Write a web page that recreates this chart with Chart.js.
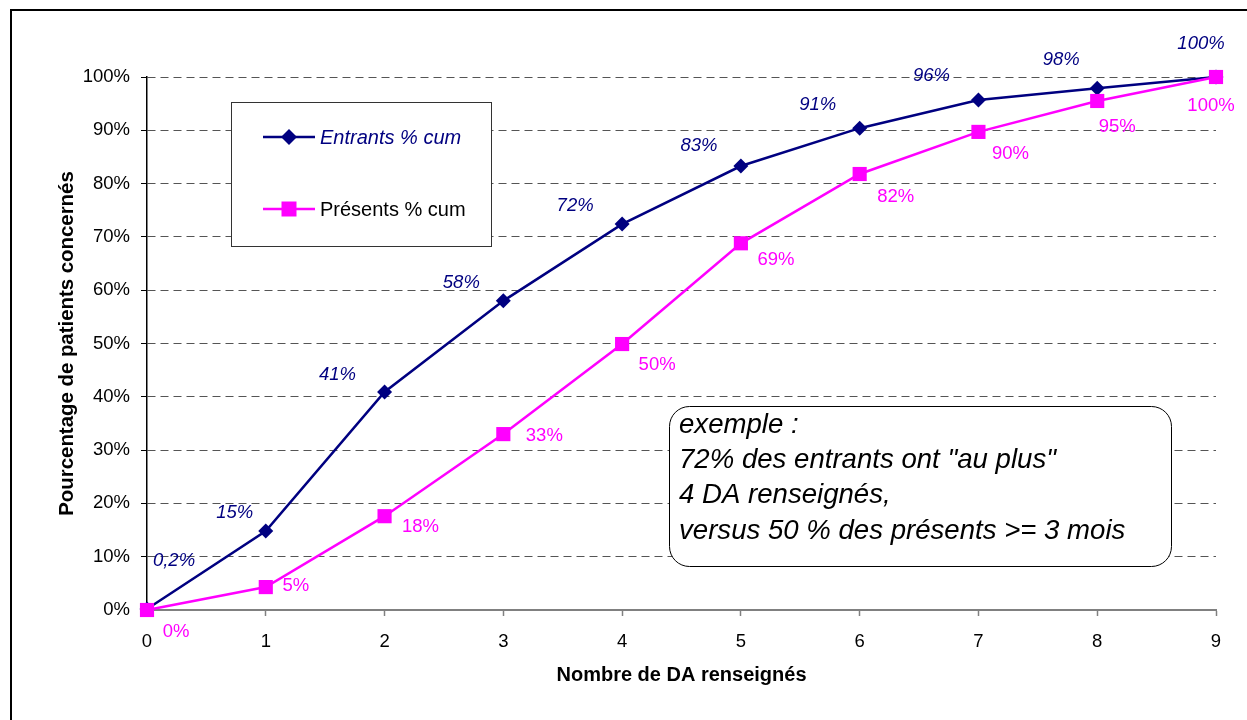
<!DOCTYPE html>
<html>
<head>
<meta charset="utf-8">
<script src="https://cdn.jsdelivr.net/npm/chart.js@4.4.1/dist/chart.umd.min.js"></script>
<style>
  html, body { margin: 0; padding: 0; background: #fff; }
  canvas { display: block; }
</style>
</head>
<body>
<canvas id="chart" width="1247" height="720"></canvas>
<script>
// data
const categories = ["0", "1", "2", "3", "4", "5", "6", "7", "8", "9"];
const entrants = [0.2, 14.8, 40.9, 58.0, 72.4, 83.3, 90.4, 95.7, 97.9, 100];
const presents = [0, 4.3, 17.6, 33.0, 49.9, 68.8, 81.8, 89.7, 95.5, 100];
const entrantsLabels = ["0,2%", "15%", "41%", "58%", "72%", "83%", "91%", "96%", "98%", "100%"];
const presentsLabels = ["0%", "5%", "18%", "33%", "50%", "69%", "82%", "90%", "95%", "100%"];
const noteLines = [
    "exemple :",
    "72% des entrants ont \"au plus\"",
    "4 DA renseignés,",
    "versus 50 % des présents >= 3 mois"
];

// label placement (px offsets from each point, as in the original)
const entrantsDx = [27, -31, -47, -42, -47, -42, -42, -47, -36, -15];
const entrantsDy = [-48, -18, -17, -18, -18, -20, -23, -24, -28, -33];
const presentsDx = [29, 30, 36, 41, 35, 35, 36, 32, 20, -5];
const presentsDy = [22, -1, 11, 2, 21, 17, 23, 22, 26, 29];

const FONT = "'Liberation Sans', Arial, sans-serif";
const NAVY = "#000080";
const PINK = "#FF00FF";

function marker(ctx, style, x, y, color) {
    ctx.fillStyle = color;
    ctx.beginPath();
    if (style === "rectRot") {
        ctx.moveTo(x, y - 8);
        ctx.lineTo(x + 8, y);
        ctx.lineTo(x, y + 8);
        ctx.lineTo(x - 8, y);
        ctx.closePath();
    } else {
        ctx.rect(x - 7.5, y - 7.5, 15, 15);
    }
    ctx.fill();
}

function roundRect(ctx, x, y, w, h, r) {
    ctx.beginPath();
    ctx.moveTo(x + r, y);
    ctx.lineTo(x + w - r, y);
    ctx.arcTo(x + w, y, x + w, y + r, r);
    ctx.lineTo(x + w, y + h - r);
    ctx.arcTo(x + w, y + h, x + w - r, y + h, r);
    ctx.lineTo(x + r, y + h);
    ctx.arcTo(x, y + h, x, y + h - r, r);
    ctx.lineTo(x, y + r);
    ctx.arcTo(x, y, x + r, y, r);
    ctx.closePath();
}

const extras = {
    id: "extras",
    beforeDraw(chart) {
        const ctx = chart.ctx;
        ctx.save();
        ctx.fillStyle = "#fff";
        ctx.fillRect(0, 0, chart.width, chart.height);
        // outer frame
        ctx.strokeStyle = "#000";
        ctx.lineWidth = 2;
        ctx.beginPath();
        ctx.moveTo(11, 721);
        ctx.lineTo(11, 10);
        ctx.lineTo(1250, 10);
        ctx.stroke();
        ctx.restore();
    },
    beforeDatasetsDraw(chart) {
        const ctx = chart.ctx;
        ctx.save();

        // legend box
        ctx.fillStyle = "#fff";
        ctx.fillRect(231, 102, 261, 145);
        ctx.strokeStyle = "#333";
        ctx.lineWidth = 1;
        ctx.strokeRect(231.5, 102.5, 260, 144);

        const rows = [
            { ds: chart.data.datasets[0], y: 137, italic: true, text: NAVY },
            { ds: chart.data.datasets[1], y: 209, italic: false, text: "#000" }
        ];
        rows.forEach(r => {
            ctx.strokeStyle = r.ds.borderColor;
            ctx.lineWidth = 2.5;
            ctx.beginPath();
            ctx.moveTo(263, r.y);
            ctx.lineTo(315, r.y);
            ctx.stroke();
            marker(ctx, r.ds.pointStyle, 289, r.y, r.ds.borderColor);
            ctx.fillStyle = r.text;
            ctx.font = (r.italic ? "italic " : "") + "20px " + FONT;
            ctx.textAlign = "left";
            ctx.textBaseline = "middle";
            ctx.fillText(r.ds.label, 320, r.y + 1);
        });

        // note box
        roundRect(ctx, 669.5, 406.5, 502, 160, 20);
        ctx.fillStyle = "#fff";
        ctx.fill();
        ctx.strokeStyle = "#000";
        ctx.lineWidth = 1;
        ctx.stroke();
        ctx.fillStyle = "#000";
        ctx.font = "italic 27.6px " + FONT;
        ctx.textAlign = "left";
        ctx.textBaseline = "middle";
        noteLines.forEach((t, i) => ctx.fillText(t, 679, 425 + i * 35.3));

        ctx.restore();
    },
    afterDatasetsDraw(chart) {
        const ctx = chart.ctx;
        ctx.save();
        ctx.textAlign = "center";
        ctx.textBaseline = "middle";

        const m0 = chart.getDatasetMeta(0);
        ctx.fillStyle = NAVY;
        ctx.font = "italic 18.5px " + FONT;
        m0.data.forEach((pt, i) => {
            ctx.fillText(entrantsLabels[i], pt.x + entrantsDx[i], pt.y + entrantsDy[i]);
        });

        const m1 = chart.getDatasetMeta(1);
        ctx.fillStyle = PINK;
        ctx.font = "18.5px " + FONT;
        m1.data.forEach((pt, i) => {
            ctx.fillText(presentsLabels[i], pt.x + presentsDx[i], pt.y + presentsDy[i]);
        });
        ctx.restore();
    }
};

new Chart(document.getElementById("chart"), {
    type: "line",
    data: {
        labels: categories,
        datasets: [
            {
                label: "Entrants % cum",
                data: entrants,
                borderColor: NAVY,
                backgroundColor: NAVY,
                borderWidth: 2.5,
                pointStyle: "rectRot",
                pointRadius: 7.5,
                pointBorderWidth: 0,
                tension: 0,
                clip: false,
                order: 1
            },
            {
                label: "Présents % cum",
                data: presents,
                borderColor: PINK,
                backgroundColor: PINK,
                borderWidth: 2.5,
                pointStyle: "rect",
                pointRadius: 10,
                pointBorderWidth: 0,
                tension: 0,
                clip: false,
                order: 0
            }
        ]
    },
    options: {
        responsive: false,
        animation: false,
        devicePixelRatio: 1,
        layout: {
            padding: { left: 50, top: 77, right: 31, bottom: 25 }
        },
        plugins: {
            legend: { display: false },
            tooltip: { enabled: false }
        },
        scales: {
            x: {
                offset: false,
                afterFit: scale => { scale.height = 85; },
                grid: {
                    drawOnChartArea: false,
                    tickLength: 6,
                    tickColor: "#808080",
                    tickWidth: 1.5
                },
                border: { color: "#808080", width: 2 },
                ticks: {
                    color: "#000",
                    padding: 15,
                    maxRotation: 0,
                    font: { family: FONT, size: 18.5 }
                },
                title: {
                    display: true,
                    text: "Nombre de DA renseignés",
                    color: "#000",
                    font: { family: FONT, size: 20, weight: "bold" },
                    padding: { top: 0, bottom: 8 }
                }
            },
            y: {
                min: 0,
                max: 100,
                afterFit: scale => { scale.width = 97; },
                grid: {
                    color: "#555",
                    lineWidth: 1,
                    tickLength: 6,
                    tickColor: "#000"
                },
                border: { color: "#000", width: 1.5, dash: [8, 5] },
                ticks: {
                    stepSize: 10,
                    color: "#000",
                    padding: 11,
                    font: { family: FONT, size: 18.5 },
                    callback: v => v + "%"
                },
                title: {
                    display: true,
                    text: "Pourcentage de patients concernés",
                    color: "#000",
                    font: { family: FONT, size: 20.4, weight: "bold" },
                    padding: { top: 5, bottom: 0 }
                }
            }
        }
    },
    plugins: [extras]
});
</script>
</body>
</html>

## Exercise requirements
Without including any pictures, reproduce the listing exactly.

## Task result
Write a web page that recreates this chart with Chart.js.
<!DOCTYPE html>
<html>
<head>
<meta charset="utf-8">
<script src="https://cdn.jsdelivr.net/npm/chart.js@4.4.1/dist/chart.umd.min.js"></script>
<style>
  html, body { margin: 0; padding: 0; background: #fff; }
  canvas { display: block; }
</style>
</head>
<body>
<canvas id="chart" width="1247" height="720"></canvas>
<script>
// data
const categories = ["0", "1", "2", "3", "4", "5", "6", "7", "8", "9"];
const entrants = [0.2, 14.8, 40.9, 58.0, 72.4, 83.3, 90.4, 95.7, 97.9, 100];
const presents = [0, 4.3, 17.6, 33.0, 49.9, 68.8, 81.8, 89.7, 95.5, 100];
const entrantsLabels = ["0,2%", "15%", "41%", "58%", "72%", "83%", "91%", "96%", "98%", "100%"];
const presentsLabels = ["0%", "5%", "18%", "33%", "50%", "69%", "82%", "90%", "95%", "100%"];
const noteLines = [
    "exemple :",
    "72% des entrants ont \"au plus\"",
    "4 DA renseignés,",
    "versus 50 % des présents >= 3 mois"
];

// label placement (px offsets from each point, as in the original)
const entrantsDx = [27, -31, -47, -42, -47, -42, -42, -47, -36, -15];
const entrantsDy = [-48, -18, -17, -18, -18, -20, -23, -24, -28, -33];
const presentsDx = [29, 30, 36, 41, 35, 35, 36, 32, 20, -5];
const presentsDy = [22, -1, 11, 2, 21, 17, 23, 22, 26, 29];

const FONT = "'Liberation Sans', Arial, sans-serif";
const NAVY = "#000080";
const PINK = "#FF00FF";

function marker(ctx, style, x, y, color) {
    ctx.fillStyle = color;
    ctx.beginPath();
    if (style === "rectRot") {
        ctx.moveTo(x, y - 8);
        ctx.lineTo(x + 8, y);
        ctx.lineTo(x, y + 8);
        ctx.lineTo(x - 8, y);
        ctx.closePath();
    } else {
        ctx.rect(x - 7.5, y - 7.5, 15, 15);
    }
    ctx.fill();
}

function roundRect(ctx, x, y, w, h, r) {
    ctx.beginPath();
    ctx.moveTo(x + r, y);
    ctx.lineTo(x + w - r, y);
    ctx.arcTo(x + w, y, x + w, y + r, r);
    ctx.lineTo(x + w, y + h - r);
    ctx.arcTo(x + w, y + h, x + w - r, y + h, r);
    ctx.lineTo(x + r, y + h);
    ctx.arcTo(x, y + h, x, y + h - r, r);
    ctx.lineTo(x, y + r);
    ctx.arcTo(x, y, x + r, y, r);
    ctx.closePath();
}

const extras = {
    id: "extras",
    beforeDraw(chart) {
        const ctx = chart.ctx;
        ctx.save();
        ctx.fillStyle = "#fff";
        ctx.fillRect(0, 0, chart.width, chart.height);
        // outer frame
        ctx.strokeStyle = "#000";
        ctx.lineWidth = 2;
        ctx.beginPath();
        ctx.moveTo(11, 721);
        ctx.lineTo(11, 10);
        ctx.lineTo(1250, 10);
        ctx.stroke();
        ctx.restore();
    },
    beforeDatasetsDraw(chart) {
        const ctx = chart.ctx;
        ctx.save();

        // legend box
        ctx.fillStyle = "#fff";
        ctx.fillRect(231, 102, 261, 145);
        ctx.strokeStyle = "#333";
        ctx.lineWidth = 1;
        ctx.strokeRect(231.5, 102.5, 260, 144);

        const rows = [
            { ds: chart.data.datasets[0], y: 137, italic: true, text: NAVY },
            { ds: chart.data.datasets[1], y: 209, italic: false, text: "#000" }
        ];
        rows.forEach(r => {
            ctx.strokeStyle = r.ds.borderColor;
            ctx.lineWidth = 2.5;
            ctx.beginPath();
            ctx.moveTo(263, r.y);
            ctx.lineTo(315, r.y);
            ctx.stroke();
            marker(ctx, r.ds.pointStyle, 289, r.y, r.ds.borderColor);
            ctx.fillStyle = r.text;
            ctx.font = (r.italic ? "italic " : "") + "20px " + FONT;
            ctx.textAlign = "left";
            ctx.textBaseline = "middle";
            ctx.fillText(r.ds.label, 320, r.y + 1);
        });

        // note box
        roundRect(ctx, 669.5, 406.5, 502, 160, 20);
        ctx.fillStyle = "#fff";
        ctx.fill();
        ctx.strokeStyle = "#000";
        ctx.lineWidth = 1;
        ctx.stroke();
        ctx.fillStyle = "#000";
        ctx.font = "italic 27.6px " + FONT;
        ctx.textAlign = "left";
        ctx.textBaseline = "middle";
        noteLines.forEach((t, i) => ctx.fillText(t, 679, 425 + i * 35.3));

        ctx.restore();
    },
    afterDatasetsDraw(chart) {
        const ctx = chart.ctx;
        ctx.save();
        ctx.textAlign = "center";
        ctx.textBaseline = "middle";

        const m0 = chart.getDatasetMeta(0);
        ctx.fillStyle = NAVY;
        ctx.font = "italic 18.5px " + FONT;
        m0.data.forEach((pt, i) => {
            ctx.fillText(entrantsLabels[i], pt.x + entrantsDx[i], pt.y + entrantsDy[i]);
        });

        const m1 = chart.getDatasetMeta(1);
        ctx.fillStyle = PINK;
        ctx.font = "18.5px " + FONT;
        m1.data.forEach((pt, i) => {
            ctx.fillText(presentsLabels[i], pt.x + presentsDx[i], pt.y + presentsDy[i]);
        });
        ctx.restore();
    }
};

new Chart(document.getElementById("chart"), {
    type: "line",
    data: {
        labels: categories,
        datasets: [
            {
                label: "Entrants % cum",
                data: entrants,
                borderColor: NAVY,
                backgroundColor: NAVY,
                borderWidth: 2.5,
                pointStyle: "rectRot",
                pointRadius: 7.5,
                pointBorderWidth: 0,
                tension: 0,
                clip: false,
                order: 1
            },
            {
                label: "Présents % cum",
                data: presents,
                borderColor: PINK,
                backgroundColor: PINK,
                borderWidth: 2.5,
                pointStyle: "rect",
                pointRadius: 10,
                pointBorderWidth: 0,
                tension: 0,
                clip: false,
                order: 0
            }
        ]
    },
    options: {
        responsive: false,
        animation: false,
        devicePixelRatio: 1,
        layout: {
            padding: { left: 50, top: 77, right: 31, bottom: 25 }
        },
        plugins: {
            legend: { display: false },
            tooltip: { enabled: false }
        },
        scales: {
            x: {
                offset: false,
                afterFit: scale => { scale.height = 85; },
                grid: {
                    drawOnChartArea: false,
                    tickLength: 6,
                    tickColor: "#808080",
                    tickWidth: 1.5
                },
                border: { color: "#808080", width: 2 },
                ticks: {
                    color: "#000",
                    padding: 15,
                    maxRotation: 0,
                    font: { family: FONT, size: 18.5 }
                },
                title: {
                    display: true,
                    text: "Nombre de DA renseignés",
                    color: "#000",
                    font: { family: FONT, size: 20, weight: "bold" },
                    padding: { top: 0, bottom: 8 }
                }
            },
            y: {
                min: 0,
                max: 100,
                afterFit: scale => { scale.width = 97; },
                grid: {
                    color: "#555",
                    lineWidth: 1,
                    tickLength: 6,
                    tickColor: "#000"
                },
                border: { color: "#000", width: 1.5, dash: [8, 5] },
                ticks: {
                    stepSize: 10,
                    color: "#000",
                    padding: 11,
                    font: { family: FONT, size: 18.5 },
                    callback: v => v + "%"
                },
                title: {
                    display: true,
                    text: "Pourcentage de patients concernés",
                    color: "#000",
                    font: { family: FONT, size: 20.4, weight: "bold" },
                    padding: { top: 5, bottom: 0 }
                }
            }
        }
    },
    plugins: [extras]
});
</script>
</body>
</html>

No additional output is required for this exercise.